- Venue: Earl's Court Wembley Arena
- Date: 7–13 August 1948
- Competitors: 25 from 25 nations

Medalists
- 1st place, gold medalist(s):  / László Papp / Hungary
- 2nd place, silver medalist(s):  / Johnny Wright / Great Britain
- 3rd place, bronze medalist(s):  / Ivano Fontana / Italy

= Boxing at the 1948 Summer Olympics – Middleweight =

Boxing competitions

The men's middleweight boxing competition at the 1948 Olympic Games in London was held from 7 to 13 August at the Empress Hall in Earl's Court and the Wembley Arena.

==Competition format==
Like all Olympic boxing events, the competition was a straight single-elimination tournament.
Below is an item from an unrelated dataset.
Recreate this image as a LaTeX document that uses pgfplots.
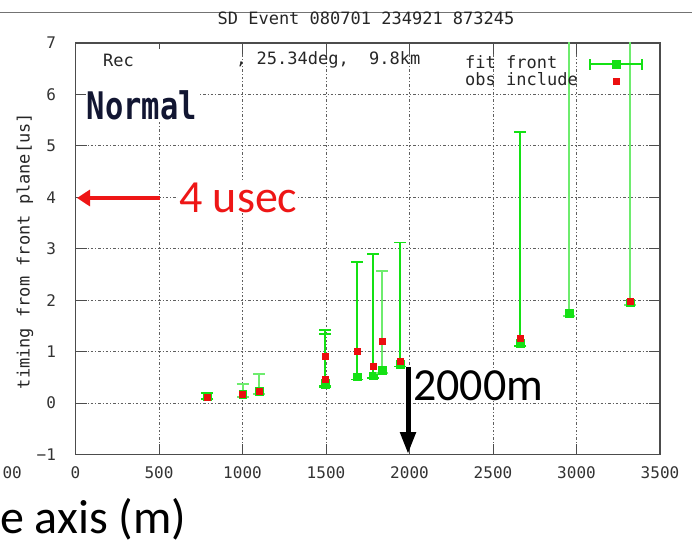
\documentclass[border=0pt]{standalone}
\usepackage{pgfplots}
\pgfplotsset{compat=1.18}
\usepackage{pgfplotstable}
\usepackage{fontspec}
\setmainfont{DejaVu Sans}
\newfontfamily\gpfont{DejaVu Sans Mono}
\newfontfamily\slidefont{Carlito}
\usetikzlibrary{arrows.meta}

\definecolor{fitgreen}{RGB}{20,225,20}
\definecolor{fitpale}{RGB}{110,236,110}
\definecolor{obsred}{RGB}{235,15,15}
\definecolor{slidered}{RGB}{238,22,22}
\definecolor{normalink}{RGB}{18,22,50}
\definecolor{gridink}{RGB}{95,95,95}

% fitted front times: distance [m], time [us], upper / lower error
\pgfplotstableread{
x    y    ep   em
790  0.13 0.07 0.05
1495 0.39 1.03 0.05
1495 0.37 0.98 0.05
1688 0.51 2.23 0.05
1782 0.53 2.37 0.05
1945 0.76 2.36 0.05
2664 1.16 4.11 0.05
}\fitbright
\pgfplotstableread{
x    y    ep   em
1000 0.17 0.20 0.05
1100 0.23 0.33 0.05
1837 0.64 1.92 0.05
2955 1.75 8.00 0.05
3320 1.95 8.00 0.05
}\fitsoft
% observed times included in the fit
\pgfplotstableread{
x    y
790  0.12
1000 0.17
1100 0.23
1495 0.47
1495 0.91
1688 1.00
1782 0.71
1837 1.20
1945 0.82
2664 1.27
3320 1.98
}\obsinc

\newcommand\gpsize{\fontsize{17}{17}\selectfont}
\newcommand\ticksize{\fontsize{16}{16}\selectfont}

\begin{document}
\begin{tikzpicture}[x=1pt,y=1pt]
\useasboundingbox (0,0) rectangle (692,547);
\draw[black!55, line width=1pt] (0,534) -- (692,534);
\node[font=\gpfont\gpsize, text=black!85, inner sep=0] at (366,529) {SD Event 080701 234921 873245};

\begin{axis}[
  at={(75.5pt,92.5pt)}, anchor=south west,
  scale only axis, width=584.5pt, height=411.5pt,
  xmin=0, xmax=3500, ymin=-1, ymax=7,
  xtick={0,500,1000,1500,2000,2500,3000,3500},
  xticklabels={0,500,1000,1500,2000,2500,3000,3500},
  ytick={-1,0,1,2,3,4,5,6,7},
  yticklabels={−1,0,1,2,3,4,5,6,7},
  ticklabel style={font=\gpfont\ticksize, text=black!80},
  xticklabel style={yshift=-9pt},
  yticklabel style={xshift=-16pt},
  tick align=inside, major tick length=11pt,
  tick style={black!70, line width=1pt},
  axis line style={black!70, line width=1.2pt},
  grid=major,
  major grid style={gridink, line width=0.8pt, dash pattern=on 2.5pt off 2pt on 1pt off 2pt},
  clip marker paths=true,
  legend cell align=left,
  legend plot pos=right,
  legend style={at={(0.6664,0.967)}, anchor=north west, draw=none, fill=none,
    inner sep=0pt, row sep=2pt, font=\gpfont\gpsize, text=black!85,
    nodes={inner sep=0pt, text height=12pt, text depth=3pt}},
]
\addplot[only marks, mark=square*, mark size=3.8pt, fitgreen,
  legend image code/.code={
    \path (0pt,0pt);
    \draw[fitgreen, line width=1.8pt] (12pt,0pt) -- (64pt,0pt);
    \draw[fitgreen, line width=1.8pt] (12pt,-5.5pt) -- (12pt,5.5pt);
    \draw[fitgreen, line width=1.8pt] (64pt,-5.5pt) -- (64pt,5.5pt);
    \fill[fitgreen] (34.2pt,-3.8pt) rectangle (41.8pt,3.8pt);},
  error bars/.cd, y dir=both, y explicit, error mark=|,
  error bar style={fitgreen, line width=2pt},
  error mark options={fitgreen, line width=1.8pt, mark size=6pt}]
  table[x=x, y=y, y error plus=ep, y error minus=em] {\fitbright};
\addlegendentry{fit front}
\addplot[only marks, mark=square*, mark size=3.8pt, fitgreen, forget plot,
  error bars/.cd, y dir=both, y explicit, error mark=|,
  error bar style={fitpale, line width=2pt},
  error mark options={fitpale, line width=1.8pt, mark size=6pt}]
  table[x=x, y=y, y error plus=ep, y error minus=em] {\fitsoft};
\addplot[only marks, mark=square*, mark size=3pt, obsred,
  legend image code/.code={
    \path (0pt,0pt) (64pt,0pt);
    \fill[obsred] (35pt,-3pt) rectangle (41pt,3pt);}]
  table[x=x, y=y] {\obsinc};
\addlegendentry{obs include}
\end{axis}

% label row at the top of the frame
\fill[white] (148,457) rectangle (237,498);
\node[anchor=west, inner sep=0, font=\gpfont\gpsize, text=black!85] at (103,487) {Rec};
\node[anchor=west, inner sep=0, font=\gpfont\gpsize, text=black!85] at (236,487) {,~25.34deg,~~9.8km};
\node[anchor=west, fill=white, inner sep=1pt, xscale=0.8,
  font=\gpfont\bfseries\fontsize{38}{38}\selectfont, text=normalink] at (86,442) {Normal};

% y label
\node[rotate=90, inner sep=0, font=\gpfont\gpsize, text=black!85] at (25,296) {timing from front plane[us]};

% annotations
\draw[slidered, line width=4pt, -{Triangle[length=13pt,width=16pt]}] (160,349) -- (77,349);
\node[anchor=base west, fill=white, inner sep=1pt, font=\slidefont\fontsize{46}{46}\selectfont, text=slidered] at (178,335) {4 usec};
\draw[black, line width=5pt, -{Triangle[length=22pt,width=15pt]}] (408,180) -- (408,93);
\node[anchor=base west, fill=white, inner sep=1pt, font=\slidefont\fontsize{46}{46}\selectfont] at (412,147) {2000m};
\node[anchor=east, inner sep=0, font=\gpfont\ticksize, text=black!80] at (22,74) {00};
\node[anchor=base west, inner sep=0, font=\slidefont\fontsize{48}{48}\selectfont] at (0,14) {e axis (m)};
\end{tikzpicture}
\end{document}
The competition began with a preliminary round on 7 August, where the number of competitors was reduced to 16, and concluded with a final on 13 August. As there were fewer than 32 boxers in the competition, a number of boxers received a bye for the preliminary round. All bouts consisted of three periods where the boxers received points for every successful punch they land on their opponent's head or upper body. The boxer with the most points at the end of the bouts wins. If a boxer is knocked to the ground and cannot get up before the referee counts to 10, then the bout is over and the opponent wins by knockout.